We tend to think of science fiction movies as the realm of robots and technology, but many of the best hinge on family connections. Look at Sandra Bullock’s character in Gravity , quietly grieving the loss of a child; the bond between mother and daughter in Denis Villeneuve’s Arrival ; the search for a parent in Blade Runner 2049 from the same director; or Interstellar , in which Matthew McConaughey’s character loses years of his children’s lives through time dilation.
“It’s the paradox of the astronaut,” says Winocour. “You think they’re superhumans but the reality is that to be an astronaut is an experience of your human fragility and vulnerability, because living in space – it’s inhuman; conditions in space are terrible.” Or as one of the characters in her film puts it: “The hard part is coming back, when you realize life goes on without you.”
Yet another parent-child bond can be seen in the new film Ad Astra from James Gray, which stars Brad Pitt as an astronaut, and Tommy Lee Jones as his father, another space traveller, missing for decades in the outer solar system.
But where Lucy in the Sky is set mostly on Earth, and Proxima completely so (it ends with a rocket launch), Ad Astra takes place almost entirely off-world, as Pitt’s character travels to the moon, Mars and beyond.

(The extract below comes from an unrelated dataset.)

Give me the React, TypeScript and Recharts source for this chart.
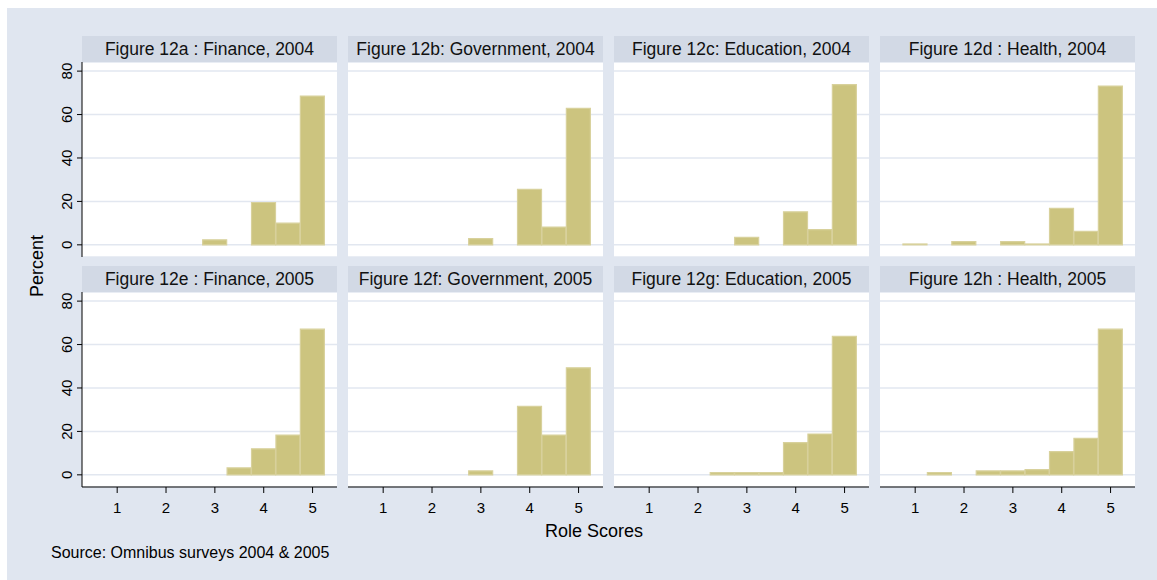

In this case, the intimate bond of parenthood and the infinite vista of space are merged.
Family may be the most obvious link that is severed — and, one hopes, rejoined — when humans leave the Earth, but there is also a larger disconnection. Fifty years ago this summer, when humans first stepped on the moon, one man — Michael Collins — stayed in orbit around our satellite while the other two walked on it.
He was separated from his crewmates by up to 3,500 km — roughly the width of the Atlantic Ocean — and from the rest of his species by some 393,000 km, a distance for which there is no terrestrial equivalent, unless you were to walk around this planet at the equator, 10 times over.
On his return to Earth, he tried to explain that feeling of solitude. “It is there, reinforced by the fact that radio contact with the Earth abruptly cuts off at the instant I disappear behind the moon,” he said. “I am alone now, truly alone, and absolutely isolated from any known life. I am it. If a count were taken, the score would be three-billion plus two over on the other side of the moon, and one plus God-knows-what on this side.” A photograph he took of the returning lunar module with the Earth in the background is famous for framing every human being, living or dead, except for one; the photographer.
In space, we connect not only with what it is to be human, but Terran. “Our bodies are made to live on Earth,” says Winocour. “We’re Earthlings. The more you become a space person, the more you feel attached to the Earth.”
Or, as T.S. Eliot wrote more than a decade before the dawn of the Space Age: “We shall not cease from exploration, and the end of all our exploring will be to arrive where we started and know the place for the first time.”